(Plotting code records)
====

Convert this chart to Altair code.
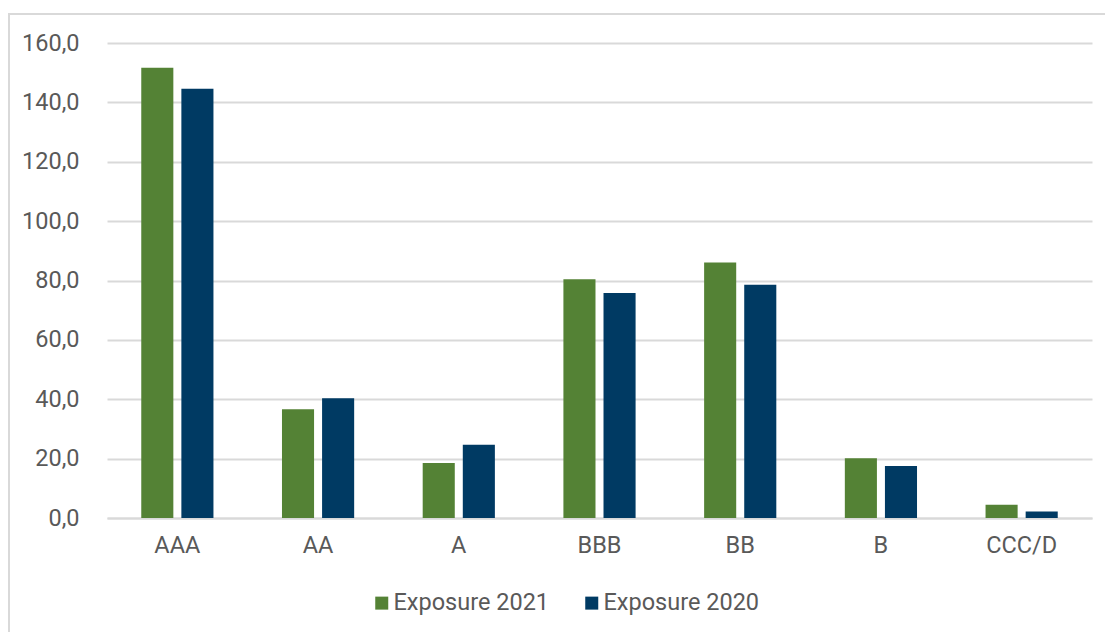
import altair as alt
import pandas as pd

# Exposure by rating grade, two reporting years
ratings = ["AAA", "AA", "A", "BBB", "BB", "B", "CCC/D"]
series = ["Exposure 2021", "Exposure 2020"]
exposure_2021 = [151.7, 36.6, 18.5, 80.4, 86.1, 20.1, 4.5]
exposure_2020 = [144.6, 40.3, 24.7, 75.8, 78.6, 17.5, 2.2]
y_ticks = [0, 20, 40, 60, 80, 100, 120, 140, 160]
colors = ["#548235", "#003a63"]

rows = []
for r, v21, v20 in zip(ratings, exposure_2021, exposure_2020):
    rows.append({"rating": r, "series": series[0], "value": v21})
    rows.append({"rating": r, "series": series[1], "value": v20})
df = pd.DataFrame(rows)

FONT = "Roboto"
TEXT = "#595959"
GRID = "#d9d9d9"
FS = 23.5
FW = 400

W, H = 985, 475

bars = alt.Chart(df).mark_bar().encode(
    x=alt.X(
        "rating:N",
        sort=ratings,
        scale=alt.Scale(paddingInner=0.487, paddingOuter=0.2435),
        axis=alt.Axis(
            title=None,
            labelAngle=0,
            labelFont=FONT,
            labelFontSize=FS,
            labelFontWeight=FW,
            labelColor=TEXT,
            labelPadding=15,
            ticks=False,
            domainColor=GRID,
            domainWidth=2,
            grid=False,
        ),
    ),
    xOffset=alt.XOffset(
        "series:N",
        sort=series,
        scale=alt.Scale(paddingInner=0.2, paddingOuter=0),
    ),
    y=alt.Y(
        "value:Q",
        scale=alt.Scale(domain=[0, 160], nice=False),
        axis=alt.Axis(
            title=None,
            values=y_ticks,
            labelExpr="replace(format(datum.value, '.1f'), '.', ',')",
            labelFont=FONT,
            labelFontSize=FS,
            labelFontWeight=FW,
            labelColor=TEXT,
            labelPadding=28,
            ticks=False,
            domain=False,
            gridColor=GRID,
            gridWidth=2,
        ),
    ),
    color=alt.Color(
        "series:N",
        sort=series,
        scale=alt.Scale(domain=series, range=colors),
        legend=alt.Legend(
            title=None,
            orient="none",
            direction="horizontal",
            legendX=263,
            legendY=548,
            symbolType="square",
            symbolSize=169,
            symbolStrokeWidth=0,
            labelFont=FONT,
            labelFontSize=FS,
            labelFontWeight=FW,
            labelColor=TEXT,
            labelOffset=0,
            columnPadding=30,
        ),
    ),
)

# Light frame around the whole figure
frame = alt.Chart(pd.DataFrame({"k": [0]})).mark_rect(
    fill=None, stroke=GRID, strokeWidth=2
).encode(
    x=alt.value(-98),
    x2=alt.value(1005),
    y=alt.value(-29),
    y2=alt.value(620),
)

chart = alt.layer(frame, bars).properties(
    width=W,
    height=H,
    autosize=alt.AutoSizeParams(type="none"),
    padding={"left": 107, "top": 43, "right": 13, "bottom": 114},
).configure_view(stroke=None)

chart.save("out.html", embed_options={"renderer": "svg", "actions": False})
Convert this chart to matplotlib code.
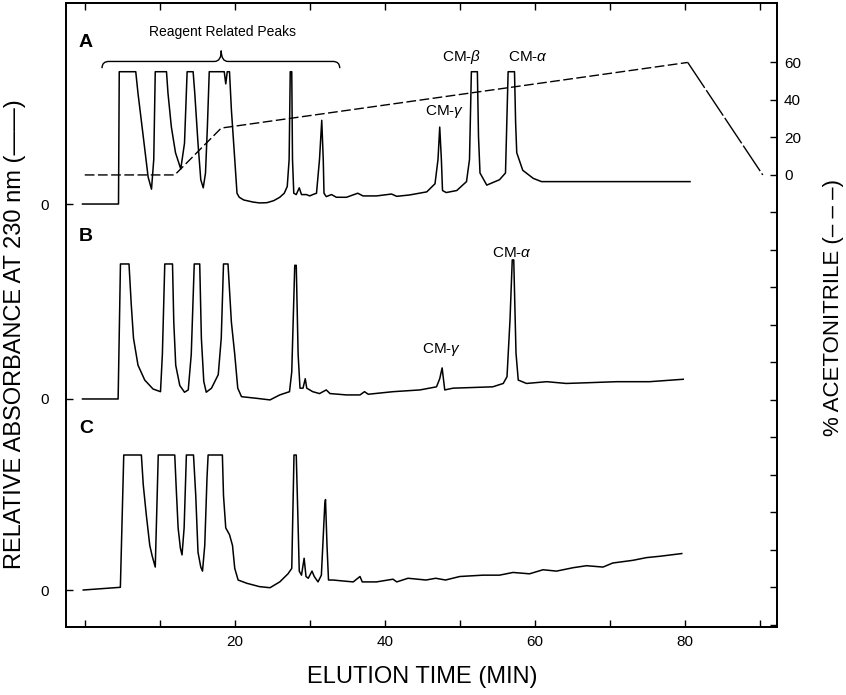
import numpy as np
import matplotlib
matplotlib.use('Agg')
import matplotlib.pyplot as plt
from matplotlib.path import Path
from matplotlib.patches import PathPatch

plt.rcParams['font.family'] = ['Liberation Sans', 'DejaVu Sans']
plt.rcParams['mathtext.fontset'] = 'custom'
plt.rcParams['mathtext.rm'] = 'Liberation Sans'
plt.rcParams['mathtext.it'] = 'Liberation Sans:italic'

# traces: elution time (min), relative absorbance
# (1.0 = detector saturation plateau)
a_time = [-0.3, 4.5, 4.6, 6.8, 7.1, 7.8, 8.45, 8.9, 9.2, 9.4, 10.9, 11.1, 11.55, 12.1,
          12.8, 13.3, 13.65, 14.45, 14.67, 15.1, 15.47, 15.8, 16.1, 16.35, 16.6, 18.6,
          18.8, 19.0, 19.3, 19.55, 20.0, 20.3, 20.6, 21.2, 22.4, 23.3, 24.3, 25.2, 26.0,
          26.6, 27.0, 27.25,
          27.4, 27.6, 27.7, 27.87, 28.2, 28.6, 28.9, 29.55, 30.0, 30.4, 30.9, 31.3, 31.6,
          31.8, 31.9, 32.2, 32.9, 33.55, 34.9, 36.4, 37.1, 38.9, 40.9, 41.6, 43.3, 45.6,
          46.7, 47.1, 47.33, 47.55, 47.7, 48.2, 49.6, 50.9, 51.3, 51.55, 52.35, 52.5,
          52.7, 53.6, 55.3, 56.1, 56.45, 57.3, 57.45, 57.6, 58.4, 59.8, 60.9, 80.7]
a_abs = [0, 0, 0.98, 0.98, 0.82, 0.50, 0.20, 0.11, 0.33, 0.98, 0.98, 0.82, 0.57, 0.38,
         0.26, 0.45, 0.98, 0.98, 0.82, 0.45, 0.18, 0.12, 0.23, 0.57, 0.98, 0.98,
         0.89, 0.98, 0.98, 0.70, 0.33, 0.08, 0.05, 0.03, 0.015, 0.008, 0.01, 0.025, 0.05,
         0.08, 0.13, 0.33,
         0.98, 0.98, 0.33, 0.08, 0.07, 0.12, 0.07, 0.07, 0.06, 0.07, 0.08, 0.33, 0.62,
         0.33, 0.08, 0.055, 0.07, 0.05, 0.05, 0.08, 0.06, 0.06, 0.074, 0.057, 0.067, 0.09,
         0.15, 0.33, 0.57, 0.33, 0.10, 0.085, 0.10, 0.166, 0.33, 0.98, 0.98, 0.5,
         0.23, 0.14, 0.18, 0.23, 0.98, 0.98, 0.6, 0.38, 0.25, 0.19, 0.166, 0.166]

b_time = [-0.3, 4.45, 4.76, 5.9, 6.2, 6.5, 7.1, 8.0, 9.1, 10.1, 10.35, 10.67, 11.7, 11.87,
          12.13, 12.67, 13.3, 13.8, 14.2, 14.6, 15.33, 15.55, 15.87, 16.2, 16.9, 17.8,
          18.2, 18.5, 19.1, 19.55, 20.0, 20.4, 20.9, 22.9, 24.7, 26.0, 27.3, 27.6, 28.0,
          28.2, 28.45, 28.7, 29.1, 29.4, 29.6, 30.4, 31.3, 32.2, 32.7, 34.9, 36.7, 37.3,
          37.8, 41.1, 44.7, 46.9, 47.33, 47.65, 48.0, 49.1, 54.4, 55.8, 56.3, 56.7, 57.0,
          57.2, 57.5, 57.8, 58.9, 61.6, 64.2, 66.9, 70.9, 75.3, 79.8]
b_abs = [0, 0, 1.0, 1.0, 0.70, 0.45, 0.25, 0.14, 0.074, 0.054, 0.33, 1.0, 1.0, 0.57,
         0.25, 0.10, 0.05, 0.067, 0.33, 1.0, 1.0, 0.45, 0.13, 0.05, 0.08, 0.18,
         0.45, 1.0, 1.0, 0.57, 0.33, 0.08, 0.017, 0.005, -0.007, 0.03, 0.054, 0.20, 0.99,
         0.99, 0.33, 0.08, 0.08, 0.15, 0.08, 0.054, 0.04, 0.067, 0.04, 0.03, 0.03, 0.054,
         0.035, 0.054, 0.067, 0.09, 0.15, 0.23, 0.067, 0.08, 0.09, 0.115, 0.165, 0.585, 1.03,
         1.03, 0.34, 0.14, 0.115, 0.128, 0.115, 0.12, 0.128, 0.128, 0.146]

c_time = [-0.2, 4.75, 5.2, 7.55, 7.8, 8.2, 8.67, 9.0, 9.4, 9.6, 9.8, 12.0, 12.2, 12.45,
          12.75, 12.97, 13.25, 13.55, 14.5, 14.8, 15.1, 15.47, 15.7, 16.0, 16.3, 16.45,
          18.35, 18.5, 18.8, 19.3, 19.7, 20.0, 20.45, 21.6, 23.3, 24.7, 26.0, 27.1, 27.6,
          27.9, 28.2, 28.4, 28.6, 28.9, 29.25, 29.5, 29.8, 30.3, 30.6, 31.1, 31.55, 32.0,
          32.1, 32.3, 32.5, 33.1, 34.4, 35.8, 36.7, 37.0, 38.9, 41.1, 41.6, 43.1, 45.5,
          46.8, 48.1, 50.0, 53.1, 55.3, 57.1, 59.3, 61.1, 62.9, 65.1, 66.9, 69.1, 70.4,
          73.1, 74.9, 76.7, 79.6]
c_abs = [0, 0.02, 1.0, 1.0, 0.78, 0.56, 0.33, 0.25, 0.17, 0.58, 1.0, 1.0, 0.75, 0.46,
         0.31, 0.26, 0.46, 1.0, 1.0, 0.70, 0.28, 0.17, 0.14, 0.33, 0.83, 1.0,
         1.0, 0.70, 0.46, 0.41, 0.33, 0.16, 0.074, 0.05, 0.025, 0.017, 0.06, 0.12, 0.16,
         1.0, 1.0, 0.58, 0.14, 0.11, 0.235, 0.10, 0.087, 0.14, 0.10, 0.06, 0.11, 0.63,
         0.67, 0.33, 0.074, 0.074, 0.067, 0.06, 0.10, 0.06, 0.06, 0.08, 0.06, 0.087, 0.074,
         0.087, 0.074, 0.10, 0.11, 0.11, 0.13, 0.12, 0.15, 0.14, 0.165, 0.18, 0.17, 0.20,
         0.22, 0.24, 0.25, 0.27]

# acetonitrile gradient (%)
grad_time = [0, 12, 18.2, 80.4]
grad_pct = [0, 0, 25, 60]
wash_time = [80.4, 90.4]
wash_pct = [60, 0]

panels = ['A', 'B', 'C']
offsets = [2.859, 1.415, 0.0]   # baseline of each trace on the left axis
traces = [(a_time, a_abs), (b_time, b_abs), (c_time, c_abs)]

fig = plt.figure(figsize=(8.46, 6.95), dpi=100)
ax = fig.add_axes([66/846, 68/695, 711/846, 624/695])

for (t, y), off in zip(traces, offsets):
    ax.plot(t, np.array(y) + off, color='black', lw=1.1)

ax.set_xlim(-2.5, 92.3)
ax.set_ylim(-0.274, 4.348)
ax.set_xticks(range(0, 91, 10))
ax.set_xticklabels(['' if v % 20 or v == 0 else str(v) for v in range(0, 91, 10)])
ax.set_yticks(offsets)
ax.set_yticklabels(['0'] * 3)
ax.tick_params(axis='x', direction='in', top=True, length=5, width=1, labelsize=11, pad=6)
ax.tick_params(axis='y', direction='in', length=5, width=1, labelsize=11, pad=12)
for s in ax.spines.values():
    s.set_linewidth(1.3)

# panel letters
for name, off in zip(panels, offsets):
    ax.text(-0.8, off + 1.2, name, fontsize=14, fontweight='bold', ha='left', va='center')

# peak labels
ax.text(50.3, 3.948, r'CM-$\beta$', fontsize=11, ha='center', va='center')
ax.text(59.1, 3.948, r'CM-$\alpha$', fontsize=11, ha='center', va='center')
ax.text(48.0, 3.541, r'CM-$\gamma$', fontsize=11, ha='center', va='center')
ax.text(56.9, 2.496, r'CM-$\alpha$', fontsize=11, ha='center', va='center')
ax.text(47.6, 1.778, r'CM-$\gamma$', fontsize=11, ha='center', va='center')

# curly brace over the reagent peaks
x0, x1, xm = 2.3, 34.0, 18.2
yb, hook, tip, d = 3.915, 0.05, 0.08, 0.9
verts = [(x0, yb - hook), (x0, yb), (x0 + d, yb),
         (xm - d, yb),
         (xm, yb), (xm, yb + tip),
         (xm, yb), (xm + d, yb),
         (x1 - d, yb),
         (x1, yb), (x1, yb - hook)]
codes = [Path.MOVETO, Path.CURVE3, Path.CURVE3, Path.LINETO, Path.CURVE3, Path.CURVE3,
         Path.CURVE3, Path.CURVE3, Path.LINETO, Path.CURVE3, Path.CURVE3]
ax.add_patch(PathPatch(Path(verts, codes), fill=False, lw=1.0, color='black'))
ax.text(18.3, 4.133, 'Reagent Related Peaks', fontsize=10, ha='center', va='center')

# gradient on right axis
ax2 = ax.twinx()
ax2.plot(grad_time, grad_pct, color='black', lw=1.0, dashes=(7, 2.5))
ax2.plot(wash_time, wash_pct, color='black', lw=1.0, dashes=(22, 2))
ax2.set_ylim(-241.1, 91.7)
rt = list(range(-240, 61, 20))
ax2.set_yticks(rt)
ax2.set_yticklabels([str(v) if v >= 0 else '' for v in rt])
ax2.tick_params(axis='y', direction='in', length=5, width=1, labelsize=11, pad=5)
for s in ax2.spines.values():
    s.set_linewidth(1.3)

fig.text(15/846, 1 - 334/695, 'RELATIVE ABSORBANCE AT 230 nm (——)', rotation=90,
         fontsize=17, ha='center', va='center')
fig.text(833/846, 1 - 308/695, '% ACETONITRILE (– – –)', rotation=90,
         fontsize=16, ha='center', va='center')
fig.text(422/846, 1 - 677/695, 'ELUTION TIME (MIN)', fontsize=17, ha='center', va='center')

fig.savefig('out.png', dpi=100)
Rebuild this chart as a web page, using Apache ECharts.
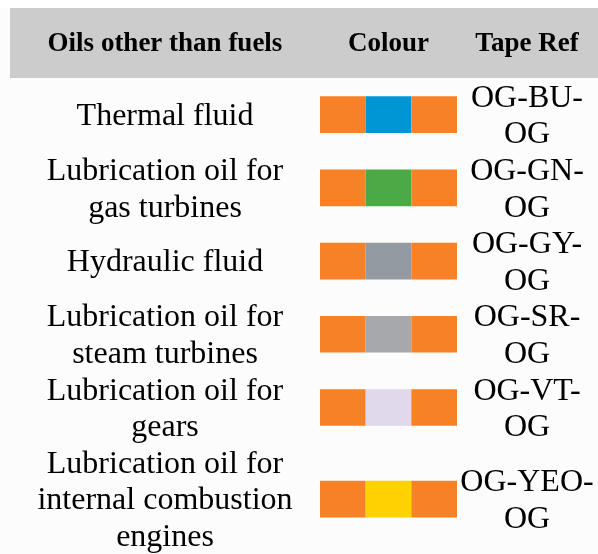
<!DOCTYPE html>
<html>
<head>
<meta charset="utf-8">
<script src="https://cdn.jsdelivr.net/npm/echarts@6/dist/echarts.min.js"></script>
<style>
html, body { margin: 0; padding: 0; background: #fcfcfc; }
#chart { width: 598px; height: 554px; }
</style>
</head>
<body>
<div id="chart"></div>
<script>
const headers = ['Oils other than fuels', 'Colour', 'Tape Ref'];
const oils = [
    'Thermal fluid',
    'Lubrication oil for\ngas turbines',
    'Hydraulic fluid',
    'Lubrication oil for\nsteam turbines',
    'Lubrication oil for\ngears',
    'Lubrication oil for\ninternal combustion\nengines'
];
const tapeRefs = ['OG-BU-\nOG', 'OG-GN-\nOG', 'OG-GY-\nOG', 'OG-SR-\nOG', 'OG-VT-\nOG', 'OG-YEO-\nOG'];
const bandColours = ['#0096D6', '#4BAA46', '#939AA1', '#A6A8AB', '#E0D8EB', '#FFD200'];
const edgeColour = '#F68127';

// each row is as tall as its longest cell, counted in text lines
const lineCount = s => s.split('\n').length;
const rowLines = oils.map((o, i) => Math.max(lineCount(o), lineCount(tapeRefs[i])));
const rowCentres = [];
let total = 0;
rowLines.forEach(n => {
    rowCentres.push(total + n / 2);
    total += n;
});

const serif = '"Liberation Serif", "Times New Roman", serif';
const columns = [
    { left: 10, width: 310, max: 1 },
    { left: 320, width: 137, max: 3 },
    { left: 459, width: 136, max: 1 }
];

let myChart = echarts.init(document.getElementById('chart'));

function textSeries(texts, k) {
    return {
        type: 'custom',
        xAxisIndex: k,
        yAxisIndex: k,
        clip: false,
        silent: true,
        data: texts.map((t, i) => [0.5, rowCentres[i]]),
        renderItem: (params, api) => {
            let p = api.coord([api.value(0), api.value(1)]);
            let lh = api.size([0, 1])[1];
            return {
                type: 'text',
                style: {
                    text: texts[params.dataIndex],
                    x: p[0],
                    y: p[1] + 2,
                    align: 'center',
                    verticalAlign: 'middle',
                    fontFamily: serif,
                    fontSize: 32,
                    lineHeight: lh,
                    fill: '#000'
                }
            };
        }
    };
}

let swatchData = [];
bandColours.forEach((c, row) => {
    for (let band = 0; band < 3; band++) {
        swatchData.push([band, rowCentres[row], row]);
    }
});

let option = {
    animation: false,
    backgroundColor: '#fcfcfc',
    graphic: [
        { type: 'rect', left: 0, top: 0, shape: { width: 598, height: 8 }, style: { fill: '#ffffff' }, z: -10 },
        { type: 'rect', left: 10, top: 8, shape: { width: 588, height: 70 }, style: { fill: '#cccccc' }, z: -10 }
    ],
    grid: columns.map(c => ({ left: c.left, width: c.width, top: 78, height: 477 })),
    xAxis: columns.map((c, k) => ({
        gridIndex: k,
        type: 'value',
        min: 0,
        max: c.max,
        position: 'top',
        name: headers[k],
        nameLocation: 'middle',
        nameGap: 34,
        nameTextStyle: {
            fontFamily: serif,
            fontSize: 27,
            fontWeight: 'bold',
            color: '#000',
            verticalAlign: 'middle'
        },
        axisLine: { show: false },
        axisTick: { show: false },
        axisLabel: { show: false },
        splitLine: { show: false }
    })),
    yAxis: columns.map((c, k) => ({
        gridIndex: k,
        type: 'value',
        min: 0,
        max: total,
        inverse: true,
        show: false
    })),
    series: [
        textSeries(oils, 0),
        {
            type: 'custom',
            xAxisIndex: 1,
            yAxisIndex: 1,
            silent: true,
            data: swatchData,
            renderItem: (params, api) => {
                let start = api.coord([api.value(0), api.value(1)]);
                let size = api.size([1, 1]);
                let band = api.value(0);
                return {
                    type: 'rect',
                    shape: { x: start[0], y: start[1] - size[1] / 2, width: size[0], height: size[1] },
                    style: { fill: band === 1 ? bandColours[api.value(2)] : edgeColour }
                };
            }
        },
        textSeries(tapeRefs, 2)
    ]
};

myChart.setOption(option);
</script>
</body>
</html>
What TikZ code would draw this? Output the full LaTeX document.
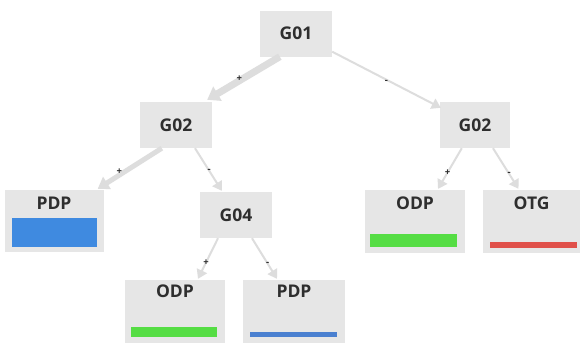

====

Directions
Starting at the line containing "Rebuild this chart" and ending at the line containing "const edgeColour = '#F68127';", copy those lines exactly, both included, and nothing more. Leave out any picture.

Complete output
Rebuild this chart as a web page, using Apache ECharts.
<!DOCTYPE html>
<html>
<head>
<meta charset="utf-8">
<script src="https://cdn.jsdelivr.net/npm/echarts@6/dist/echarts.min.js"></script>
<style>
html, body { margin: 0; padding: 0; background: #fcfcfc; }
#chart { width: 598px; height: 554px; }
</style>
</head>
<body>
<div id="chart"></div>
<script>
const headers = ['Oils other than fuels', 'Colour', 'Tape Ref'];
const oils = [
    'Thermal fluid',
    'Lubrication oil for\ngas turbines',
    'Hydraulic fluid',
    'Lubrication oil for\nsteam turbines',
    'Lubrication oil for\ngears',
    'Lubrication oil for\ninternal combustion\nengines'
];
const tapeRefs = ['OG-BU-\nOG', 'OG-GN-\nOG', 'OG-GY-\nOG', 'OG-SR-\nOG', 'OG-VT-\nOG', 'OG-YEO-\nOG'];
const bandColours = ['#0096D6', '#4BAA46', '#939AA1', '#A6A8AB', '#E0D8EB', '#FFD200'];
const edgeColour = '#F68127';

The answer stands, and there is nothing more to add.